# Confounding Variables and Apparent Bias

I was going to call this post something inflammatory like #CylonLivesMatter but decided against it. Today will be a thought experiment to clarify some confusion over whether apparent bias is real bias based on aggregate data. I’ll unpack all that with a very simple example.

Let’s suppose we have a region, say a county, and we are trying to tell if car accidents disproportionately affect cylons due to bias. If you’re unfamiliar with this term, it comes from Battlestar Galactica. They were the “bad guys,” but they had absolutely no distinguishing features. From looking at them, there was no way to tell if your best friend was one or not. I want to use this for the thought experiment so that we can be absolutely certain there is no bias based on appearance.

The county we get our data from has roughly two main areas: Location 1 and Location 2. Location 1 has 5 cylons and 95 humans. Location 2 has 20 cylons and 80 humans. This means the county is 12.5% cylon and 87.5% human.

Let’s assume that there is no behavioral reason among the people of Location 1 to have safer driving habits. Let’s assume it is merely an environmental thing, say the roads are naturally larger and speed limits lower or something. They only average 1 car accident per month. Location 2, on the other hand, has poorly designed roads and bad visibility in areas, so they have 10 car accidents per month.

At the end of the year, if there is absolutely no bias at all, we would expect to see 12 car accidents uniformly distributed among the population of Location 1 and 120 car accidents uniformly distributed among the population of Location 2. This means Location 1 had 1 cylon in an accident and 11 humans, and Location 2 had 24 cylons and 96 humans in accidents.

We work for the county, and we take the full statistics: 25 cylon accidents and 107 human accidents. That means 19% of car accidents involve cylons, even though their population in the county is only 12.5%. As an investigator into this matter, we now try to conclude that since there is a disproportionate number of cylons in car accidents with respect to their baseline population, there must be some bias or speciesism present causing this.

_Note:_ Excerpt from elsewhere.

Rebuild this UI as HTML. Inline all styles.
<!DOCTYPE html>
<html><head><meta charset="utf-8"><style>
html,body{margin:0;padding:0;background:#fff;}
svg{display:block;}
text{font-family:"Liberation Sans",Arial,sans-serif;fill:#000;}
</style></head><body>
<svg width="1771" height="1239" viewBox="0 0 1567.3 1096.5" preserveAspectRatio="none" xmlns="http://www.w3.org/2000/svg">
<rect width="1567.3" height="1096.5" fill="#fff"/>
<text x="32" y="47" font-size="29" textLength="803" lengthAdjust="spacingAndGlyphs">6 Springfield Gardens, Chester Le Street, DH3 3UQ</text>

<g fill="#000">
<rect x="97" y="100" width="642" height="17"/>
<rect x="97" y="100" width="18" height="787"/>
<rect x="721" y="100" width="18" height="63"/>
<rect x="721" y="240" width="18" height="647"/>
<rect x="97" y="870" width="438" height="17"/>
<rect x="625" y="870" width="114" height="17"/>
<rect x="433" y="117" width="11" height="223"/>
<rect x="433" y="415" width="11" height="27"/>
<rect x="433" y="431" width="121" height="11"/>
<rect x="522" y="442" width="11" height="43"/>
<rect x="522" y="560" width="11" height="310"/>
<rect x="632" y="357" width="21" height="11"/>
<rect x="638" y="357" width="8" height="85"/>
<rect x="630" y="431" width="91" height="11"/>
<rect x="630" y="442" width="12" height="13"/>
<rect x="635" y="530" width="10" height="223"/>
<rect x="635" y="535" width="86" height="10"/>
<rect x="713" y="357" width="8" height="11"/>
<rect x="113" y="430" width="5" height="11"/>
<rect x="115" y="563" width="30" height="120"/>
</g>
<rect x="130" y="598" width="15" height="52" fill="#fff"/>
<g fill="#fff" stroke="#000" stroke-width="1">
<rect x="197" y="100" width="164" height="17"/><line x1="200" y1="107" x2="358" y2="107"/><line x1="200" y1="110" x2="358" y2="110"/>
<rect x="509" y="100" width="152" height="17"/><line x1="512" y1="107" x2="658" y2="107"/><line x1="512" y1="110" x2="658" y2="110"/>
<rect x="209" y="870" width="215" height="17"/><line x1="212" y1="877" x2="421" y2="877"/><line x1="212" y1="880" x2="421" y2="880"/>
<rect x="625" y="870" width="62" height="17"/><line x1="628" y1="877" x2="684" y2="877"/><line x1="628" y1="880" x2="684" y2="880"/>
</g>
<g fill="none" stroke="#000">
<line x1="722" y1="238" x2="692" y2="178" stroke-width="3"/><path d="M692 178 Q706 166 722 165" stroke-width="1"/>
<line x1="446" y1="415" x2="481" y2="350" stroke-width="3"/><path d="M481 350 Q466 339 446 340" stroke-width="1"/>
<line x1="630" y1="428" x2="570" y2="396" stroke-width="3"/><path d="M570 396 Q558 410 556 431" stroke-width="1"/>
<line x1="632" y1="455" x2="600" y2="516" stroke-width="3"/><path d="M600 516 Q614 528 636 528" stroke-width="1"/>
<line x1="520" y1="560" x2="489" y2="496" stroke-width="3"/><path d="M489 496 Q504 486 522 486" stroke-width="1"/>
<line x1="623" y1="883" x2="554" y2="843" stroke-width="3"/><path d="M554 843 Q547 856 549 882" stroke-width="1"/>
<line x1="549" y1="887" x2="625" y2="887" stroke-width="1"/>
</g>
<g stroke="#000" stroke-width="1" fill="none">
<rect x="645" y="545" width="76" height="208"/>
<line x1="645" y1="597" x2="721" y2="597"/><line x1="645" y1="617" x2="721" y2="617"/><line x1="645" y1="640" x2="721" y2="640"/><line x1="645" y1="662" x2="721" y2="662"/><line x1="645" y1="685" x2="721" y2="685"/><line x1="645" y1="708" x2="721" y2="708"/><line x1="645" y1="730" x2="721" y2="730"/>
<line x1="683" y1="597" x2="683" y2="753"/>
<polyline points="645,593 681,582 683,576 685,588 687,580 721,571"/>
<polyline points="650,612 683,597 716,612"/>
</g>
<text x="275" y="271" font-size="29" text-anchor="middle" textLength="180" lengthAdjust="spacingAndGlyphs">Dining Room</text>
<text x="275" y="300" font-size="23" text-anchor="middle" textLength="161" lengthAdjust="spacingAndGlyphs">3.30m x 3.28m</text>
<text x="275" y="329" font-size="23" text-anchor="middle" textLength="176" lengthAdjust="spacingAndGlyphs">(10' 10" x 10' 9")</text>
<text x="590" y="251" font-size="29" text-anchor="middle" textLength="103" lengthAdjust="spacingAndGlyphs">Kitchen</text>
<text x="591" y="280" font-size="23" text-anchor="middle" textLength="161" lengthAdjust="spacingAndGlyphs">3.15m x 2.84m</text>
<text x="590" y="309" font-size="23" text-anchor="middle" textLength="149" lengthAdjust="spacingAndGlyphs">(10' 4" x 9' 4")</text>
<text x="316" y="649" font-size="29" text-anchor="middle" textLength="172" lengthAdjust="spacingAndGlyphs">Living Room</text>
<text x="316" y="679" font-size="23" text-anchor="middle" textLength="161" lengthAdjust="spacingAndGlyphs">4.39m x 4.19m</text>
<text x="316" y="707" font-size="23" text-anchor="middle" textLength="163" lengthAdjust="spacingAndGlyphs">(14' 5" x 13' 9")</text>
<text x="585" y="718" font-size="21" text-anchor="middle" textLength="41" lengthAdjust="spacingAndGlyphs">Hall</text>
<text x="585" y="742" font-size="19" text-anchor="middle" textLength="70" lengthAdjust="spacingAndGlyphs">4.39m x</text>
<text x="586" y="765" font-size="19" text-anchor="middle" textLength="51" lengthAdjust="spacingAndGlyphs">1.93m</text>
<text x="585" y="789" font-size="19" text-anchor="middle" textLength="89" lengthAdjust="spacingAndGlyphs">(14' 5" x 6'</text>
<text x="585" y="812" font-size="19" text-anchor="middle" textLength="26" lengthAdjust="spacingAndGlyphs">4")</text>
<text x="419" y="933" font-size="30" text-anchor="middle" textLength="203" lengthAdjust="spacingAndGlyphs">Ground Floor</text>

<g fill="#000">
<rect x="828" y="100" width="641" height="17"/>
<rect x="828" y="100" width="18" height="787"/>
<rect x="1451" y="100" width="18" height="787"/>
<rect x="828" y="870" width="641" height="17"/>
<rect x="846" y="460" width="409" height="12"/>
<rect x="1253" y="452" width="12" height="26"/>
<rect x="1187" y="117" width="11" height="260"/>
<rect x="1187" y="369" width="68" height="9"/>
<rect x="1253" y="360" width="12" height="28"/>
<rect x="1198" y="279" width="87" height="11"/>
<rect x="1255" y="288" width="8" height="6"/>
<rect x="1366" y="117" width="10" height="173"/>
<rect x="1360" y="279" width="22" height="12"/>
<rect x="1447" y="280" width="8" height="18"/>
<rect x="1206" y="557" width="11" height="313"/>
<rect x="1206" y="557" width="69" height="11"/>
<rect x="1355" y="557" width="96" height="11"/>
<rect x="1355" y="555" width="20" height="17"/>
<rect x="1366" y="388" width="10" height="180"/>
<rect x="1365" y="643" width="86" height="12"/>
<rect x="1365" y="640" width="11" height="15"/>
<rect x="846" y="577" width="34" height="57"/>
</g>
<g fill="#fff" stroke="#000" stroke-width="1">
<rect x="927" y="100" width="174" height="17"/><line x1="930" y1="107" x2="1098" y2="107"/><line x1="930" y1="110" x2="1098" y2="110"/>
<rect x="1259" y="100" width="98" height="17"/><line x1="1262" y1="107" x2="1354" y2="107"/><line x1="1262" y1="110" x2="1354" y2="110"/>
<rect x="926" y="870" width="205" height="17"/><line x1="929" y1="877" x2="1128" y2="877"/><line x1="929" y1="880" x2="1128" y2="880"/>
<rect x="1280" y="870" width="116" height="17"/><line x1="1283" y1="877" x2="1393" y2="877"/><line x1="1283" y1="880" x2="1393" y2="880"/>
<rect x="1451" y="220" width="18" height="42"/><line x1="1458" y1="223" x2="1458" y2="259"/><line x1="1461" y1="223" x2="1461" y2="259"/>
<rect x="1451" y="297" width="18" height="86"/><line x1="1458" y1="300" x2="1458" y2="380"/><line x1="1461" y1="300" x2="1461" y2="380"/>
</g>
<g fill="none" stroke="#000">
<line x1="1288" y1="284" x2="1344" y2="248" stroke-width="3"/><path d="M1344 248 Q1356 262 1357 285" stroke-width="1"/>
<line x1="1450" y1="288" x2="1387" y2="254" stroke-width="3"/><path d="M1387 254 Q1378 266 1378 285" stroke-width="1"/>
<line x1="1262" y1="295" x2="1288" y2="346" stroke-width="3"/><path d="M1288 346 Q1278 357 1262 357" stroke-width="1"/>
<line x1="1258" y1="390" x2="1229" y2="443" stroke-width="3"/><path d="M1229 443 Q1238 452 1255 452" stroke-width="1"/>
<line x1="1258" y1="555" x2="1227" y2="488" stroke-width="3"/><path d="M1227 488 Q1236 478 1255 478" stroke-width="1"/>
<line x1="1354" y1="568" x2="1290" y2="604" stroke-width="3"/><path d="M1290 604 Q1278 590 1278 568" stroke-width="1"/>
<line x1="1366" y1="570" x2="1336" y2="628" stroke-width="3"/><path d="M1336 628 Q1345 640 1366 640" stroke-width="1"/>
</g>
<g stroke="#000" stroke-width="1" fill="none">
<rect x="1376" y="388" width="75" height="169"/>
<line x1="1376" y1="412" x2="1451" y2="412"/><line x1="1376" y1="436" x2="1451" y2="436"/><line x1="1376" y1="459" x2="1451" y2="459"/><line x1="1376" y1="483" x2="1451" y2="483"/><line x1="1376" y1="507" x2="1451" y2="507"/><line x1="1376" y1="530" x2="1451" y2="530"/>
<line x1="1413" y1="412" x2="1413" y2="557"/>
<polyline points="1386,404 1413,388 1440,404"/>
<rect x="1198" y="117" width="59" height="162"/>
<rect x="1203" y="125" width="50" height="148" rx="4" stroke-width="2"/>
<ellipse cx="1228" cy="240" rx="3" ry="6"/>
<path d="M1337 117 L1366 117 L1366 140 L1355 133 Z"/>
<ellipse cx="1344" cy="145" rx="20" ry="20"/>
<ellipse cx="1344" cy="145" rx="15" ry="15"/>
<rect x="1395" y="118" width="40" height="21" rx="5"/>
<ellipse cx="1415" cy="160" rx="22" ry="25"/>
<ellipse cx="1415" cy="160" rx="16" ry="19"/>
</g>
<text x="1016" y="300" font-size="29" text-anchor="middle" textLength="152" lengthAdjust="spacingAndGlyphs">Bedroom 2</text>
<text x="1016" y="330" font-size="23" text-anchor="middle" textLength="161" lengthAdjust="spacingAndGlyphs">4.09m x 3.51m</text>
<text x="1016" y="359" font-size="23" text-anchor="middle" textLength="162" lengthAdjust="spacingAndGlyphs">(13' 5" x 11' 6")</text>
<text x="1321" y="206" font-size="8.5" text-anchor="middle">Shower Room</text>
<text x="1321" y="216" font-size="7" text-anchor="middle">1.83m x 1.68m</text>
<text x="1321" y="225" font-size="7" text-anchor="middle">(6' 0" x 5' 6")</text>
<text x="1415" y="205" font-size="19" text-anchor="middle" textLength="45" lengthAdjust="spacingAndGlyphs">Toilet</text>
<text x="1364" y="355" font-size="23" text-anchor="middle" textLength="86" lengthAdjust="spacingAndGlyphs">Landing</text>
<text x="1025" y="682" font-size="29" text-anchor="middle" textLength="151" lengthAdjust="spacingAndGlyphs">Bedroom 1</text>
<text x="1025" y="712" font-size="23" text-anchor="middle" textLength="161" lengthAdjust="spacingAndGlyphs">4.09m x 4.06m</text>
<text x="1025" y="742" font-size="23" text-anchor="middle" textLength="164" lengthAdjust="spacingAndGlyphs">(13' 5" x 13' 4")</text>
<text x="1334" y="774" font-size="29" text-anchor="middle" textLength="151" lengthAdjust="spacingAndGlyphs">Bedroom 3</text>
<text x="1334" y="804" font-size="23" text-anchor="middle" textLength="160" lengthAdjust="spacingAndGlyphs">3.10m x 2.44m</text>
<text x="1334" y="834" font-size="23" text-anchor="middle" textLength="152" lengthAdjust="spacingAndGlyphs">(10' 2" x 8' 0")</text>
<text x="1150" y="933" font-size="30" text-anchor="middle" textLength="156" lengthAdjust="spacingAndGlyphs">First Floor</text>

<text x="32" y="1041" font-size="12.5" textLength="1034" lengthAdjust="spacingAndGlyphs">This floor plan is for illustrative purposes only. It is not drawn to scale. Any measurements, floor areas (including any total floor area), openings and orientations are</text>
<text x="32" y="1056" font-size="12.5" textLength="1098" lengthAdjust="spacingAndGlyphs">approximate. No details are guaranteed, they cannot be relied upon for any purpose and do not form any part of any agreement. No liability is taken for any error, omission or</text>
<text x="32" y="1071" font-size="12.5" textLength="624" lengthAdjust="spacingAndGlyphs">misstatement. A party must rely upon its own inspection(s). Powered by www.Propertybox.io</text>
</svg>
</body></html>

Now I think everyone knows where this is going. It is clear from the example that combining together all the numbers from across the county, and then saying that the disproportionately high number of cylon car accidents had to be indicative of some underlying, institutional problem, was the incorrect thing to do. But this is the standard rhetoric of #blacklivesmatter. We hear that blacks make up roughly 13% of the population but are 25% of those killed by cops. Therefore, that basic disparity is indicative of racist motives by the cops, or at least is an institutional bias that needs to be fixed.

Recently, a more nuanced study has been making the news rounds that claims there isn’t a bias in who cops kill. How can this be? Well, what happened in our example case to cause the misleading information? A disproportionate number of cylons lived in environmental conditions that caused the car accidents. It wasn’t anyone’s fault. There wasn’t bias or speciesism at work. The lack of nuance in analyzing the statistics caused apparent bias that wasn’t there.

The study by Fryer does this. It builds a model that takes into account one uncontroversial environmental factor: we expect more accidental, unnecessary shootings by cops in more dangerous locations. In other words, we expect that, regardless of race, cops will shoot out of fear for their lives in locations where higher chances of violent crimes occur.

As with any study, there is always pushback. Mathbabe had a guest post pointing to some potential problems with sampling. I’m not trying to make any sort of statement with this post. I’ve talked about statistics a lot on the blog, and I merely wanted to show how such a study is possible with a less charged example. I know a lot of the initial reaction to the study was: But 13% vs 25%!!! Of course it’s racism!!! This idiot just has an agenda, and he’s manipulating data for political purposes!!!

Actually, when we only look at aggregate statistics across the entire country, we can accidentally pick up apparent bias where none exists, as in the example. The study just tries to tease these confounding factors out. Whether it did a good job is the subject of another post.